The first thing that strikes you upon entering the Hood Museum of Art’s new atrium is the sense of space and airiness, inviting exploration of what lies beyond in numerous galleries and classrooms.
The prominent entrance to the new and expanded Hood, with its large black-and-white mural and white walls, opens directly onto the Dartmouth College Green. It offers an inviting space where people can meet and where performances and other events can take place. Perhaps most importantly, it sets the tone for all that is new about the Hood, which reopened on January 26 after major renovation and expansion.
The new museum, adding to the original 1985 Charles Moore building, is designed to bring together Dartmouth’s academic and research activities while emphasizing the college’s vast art collection, one of the largest of its kind in the country with over 65,000 works representing a variety of media and historical periods.
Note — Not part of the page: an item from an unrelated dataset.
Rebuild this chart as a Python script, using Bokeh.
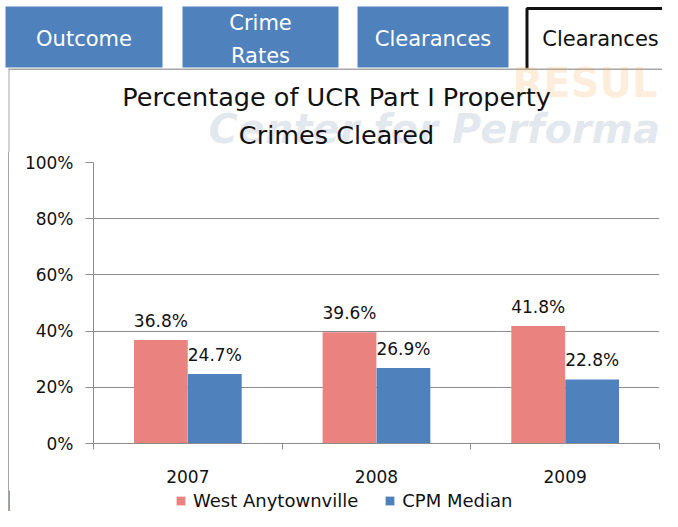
import numpy as np
from bokeh.plotting import figure
from bokeh.models import (ColumnDataSource, Range1d, FixedTicker, PrintfTickFormatter,
                          LabelSet, Label, Legend, LegendItem, Div)
from bokeh.layouts import column, row
from bokeh.transform import dodge
from bokeh.core.properties import value
from bokeh.embed import file_html
from bokeh.resources import INLINE

# ---------------- data ----------------
years = ["2007", "2008", "2009"]
west_anytownville = [36.8, 39.6, 41.8]
cpm_median = [24.7, 26.9, 22.8]
series_names = ["West Anytownville", "CPM Median"]
y_ticks = [0, 20, 40, 60, 80, 100]
tab_labels = ["Outcome", "Crime\nRates", "Clearances", "Clearances"]
title_lines = ["Percentage of UCR Part I Property", "Crimes Cleared"]
watermark_texts = ["RESUL", "Center for Performa"]

# ---------------- styles ----------------
FONT = "DejaVu Sans"
PINK = "#EA8380"
BLUE = "#4F81BD"
TAB_BLUE = "#4F81BD"
GRID = "#8c8c8c"
FRAME_GRAY = "#a6a6a6"
TXT = "#111111"
BASE_SHIFT = 0.37   # label baseline correction (fraction of font size)

TOTAL_W, TOTAL_H = 662, 511
BOX_X = 8          # left edge of the chart box

def base(y, size):
    return y - BASE_SHIFT * size

# ---------------- header: tabs, watermark, title ----------------
DH = 152
d = figure(width=TOTAL_W, height=DH, x_range=Range1d(0, TOTAL_W), y_range=Range1d(DH, 0),
           output_backend="svg", toolbar_location=None, min_border=0,
           x_axis_type=None, y_axis_type=None, outline_line_color=None)
d.grid.visible = False

tab_left = [5, 182, 357, 525]
tab_right = [162, 338, 508, 675]
tab_top, tab_bottom = 6, 67
d.quad(left=tab_left[:3], right=tab_right[:3], top=[tab_top] * 3, bottom=[tab_bottom] * 3,
       fill_color=TAB_BLUE, line_color=None)
d.quad(left=[tab_left[3]], right=[TOTAL_W + 10], top=[tab_top], bottom=[68],
       fill_color="white", line_color=None)
d.line(x=[tab_left[3] + 1.5, tab_left[3] + 1.5, TOTAL_W + 5], y=[68, tab_top + 2, tab_top + 2],
       line_color="#111111", line_width=3)
d.segment(x0=[BOX_X], y0=[68.75], x1=[TOTAL_W], y1=[68.75], line_color=FRAME_GRAY, line_width=1.5)
d.segment(x0=[BOX_X + 0.5], y0=[68], x1=[BOX_X + 0.5], y1=[DH], line_color=FRAME_GRAY, line_width=1)

# faint watermark texts
d.add_layout(Label(x=512, y=base(97, 40), text=watermark_texts[0], text_font=FONT,
                   text_font_style="bold", text_font_size="40px", text_color="#f5a345",
                   text_alpha=0.2, text_baseline="alphabetic"))
d.add_layout(Label(x=208, y=base(143, 40), text=watermark_texts[1], text_font=FONT,
                   text_font_style="bold italic", text_font_size="40px", text_color="#4f6f96",
                   text_alpha=0.17, text_baseline="alphabetic"))

# tab captions
TAB_FS = 21
for i, lab in enumerate(tab_labels):
    lines = lab.split("\n")
    cx = (tab_left[i] + tab_right[i]) / 2
    for j, ln in enumerate(lines):
        d.add_layout(Label(x=cx, y=base(46.5 + (j - (len(lines) - 1) / 2) * 33, TAB_FS), text=ln,
                           text_color="white" if i < 3 else TXT, text_font=FONT,
                           text_font_size=f"{TAB_FS}px", text_align="center",
                           text_baseline="alphabetic"))

# chart title
TITLE_FS = 25.5
for ln, b in zip(title_lines, (106, 144)):
    d.add_layout(Label(x=336, y=base(b, TITLE_FS), text=ln, text_font=FONT,
                       text_font_size=f"{TITLE_FS}px", text_color=TXT,
                       text_align="center", text_baseline="alphabetic"))

# ---------------- chart ----------------
FRAME_L, FRAME_T, FRAME_B, FRAME_R = 93, 162, 443, 659   # page positions of the plot frame
CHART_B = 490
PH = CHART_B - DH
PW = TOTAL_W - BOX_X - 1
p = figure(width=PW, height=PH, x_range=Range1d(0, len(years)), y_range=Range1d(0, 100),
           output_backend="svg", toolbar_location=None,
           min_border_left=FRAME_L - BOX_X - 1, min_border_right=TOTAL_W - FRAME_R,
           min_border_top=FRAME_T - DH, min_border_bottom=CHART_B - FRAME_B,
           outline_line_color=None, background_fill_color="white", border_fill_color="white")

xc = np.arange(len(years)) + 0.5
src = ColumnDataSource(dict(
    x=xc, west=west_anytownville, cpm=cpm_median,
    west_lbl=[f"{v:.1f}%" for v in west_anytownville],
    cpm_lbl=[f"{v:.1f}%" for v in cpm_median],
))

OFF, BW = 0.143, 0.285
p.vbar(x=dodge("x", -OFF), top="west", width=BW, source=src, fill_color=PINK, line_color=None)
p.vbar(x=dodge("x", OFF), top="cpm", width=BW, source=src, fill_color=BLUE, line_color=None)

for fld, lbl, off in (("west", "west_lbl", -OFF), ("cpm", "cpm_lbl", OFF)):
    p.add_layout(LabelSet(x=dodge("x", off), y=fld, text=lbl, source=src, y_offset=13,
                          text_align="center", text_baseline="alphabetic",
                          text_font=value(FONT), text_font_size="17px", text_color=TXT))

p.xaxis.ticker = FixedTicker(ticks=list(xc), minor_ticks=list(range(len(years) + 1)))
p.xaxis.major_label_overrides = {float(x): y for x, y in zip(xc, years)}
p.xaxis.major_tick_line_color = None
p.xaxis.minor_tick_line_color = GRID
p.xaxis.minor_tick_in = 0
p.xaxis.minor_tick_out = 6
p.xaxis.axis_line_color = GRID
p.xaxis.major_label_standoff = 20
p.xaxis.major_label_text_font = FONT
p.xaxis.major_label_text_font_size = "17px"
p.xaxis.major_label_text_color = TXT

p.yaxis.ticker = FixedTicker(ticks=y_ticks)
p.yaxis.formatter = PrintfTickFormatter(format="%d%%")
p.yaxis.major_tick_in = 0
p.yaxis.major_tick_out = 8
p.yaxis.major_tick_line_color = GRID
p.yaxis.minor_tick_line_color = None
p.yaxis.axis_line_color = GRID
p.yaxis.major_label_standoff = 12
p.yaxis.major_label_text_font = FONT
p.yaxis.major_label_text_font_size = "17px"
p.yaxis.major_label_text_color = TXT

p.xgrid.visible = False
p.ygrid.ticker = FixedTicker(ticks=y_ticks)
p.ygrid.grid_line_color = GRID
p.ygrid.grid_line_width = 1

# ---------------- legend strip ----------------
LH = TOTAL_H - CHART_B
lg = figure(width=PW, height=LH, x_range=Range1d(100, 101), y_range=Range1d(0, 1),
            output_backend="svg", toolbar_location=None, min_border=0,
            x_axis_type=None, y_axis_type=None, outline_line_color=None)
lg.grid.visible = False
# legend proxies share the chart's data (kept outside this strip's visible range)
k1 = lg.vbar(x="x", top="west", width=BW, source=src, fill_color=PINK, line_color=None)
k2 = lg.vbar(x="x", top="cpm", width=BW, source=src, fill_color=BLUE, line_color=None)
legend = Legend(items=[LegendItem(label=series_names[0], renderers=[k1]),
                       LegendItem(label=series_names[1], renderers=[k2])],
                orientation="horizontal", location=(175 - BOX_X - 1, 0),
                glyph_width=11, glyph_height=11, label_standoff=7, spacing=26,
                padding=0, margin=0, border_line_color=None, background_fill_alpha=0,
                label_text_font=FONT, label_text_font_size="18px", label_text_color=TXT)
lg.add_layout(legend, "center")

def left_pad(h):
    return [Div(text="", width=BOX_X, height=h, margin=0, styles={"background-color": "white"}),
            Div(text="", width=1, height=h, margin=0, styles={"background-color": FRAME_GRAY})]

layout = column(d, row(*left_pad(PH), p, spacing=0), row(*left_pad(LH), lg, spacing=0),
                spacing=0)

open("out.html", "w").write(file_html(layout, INLINE))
The additional space also provides for new and innovative educational opportunities.
“The new Hood will be a place for active engagement,” John Stomberg, director of the Hood Museum of Art, said. “The art installations and programs will be deeply connected to our ever-changing societies and cultures. The museum will continue preserving the past and embracing the present but will also aspire to shape the future by choreographing vital encounters with important works of art. In short, the new Hood will be a responsive museum, committed to the exchange of beliefs and ideas that characterize life today.”
Tod Williams Billie Tsien Architects, designers of the Obama Presidential Center in Chicago and The Barnes Foundation in Philadelphia among other cultural buildings, worked closely with the museum team and the college in order to design “a progressive teaching museum while preserving many of the distinctive features of the original Moore building.” It honors the museum’s legacy while creating new space, Williams and Tsien said, and that “the two are in relationship with each other.”
The off-white brick façade of the new building was carefully chosen by the architects to complement existing structures along the Green while the Charles Moore stairwell bridges the historic building and the expansion, bringing light into the galleries and offering a view of the atrium below. The vitrine window, a 14-foot plate-glass window overlooking the museum’s front façade from one of the galleries, allows art to be seen from the campus Green and offers an illuminated beacon at night.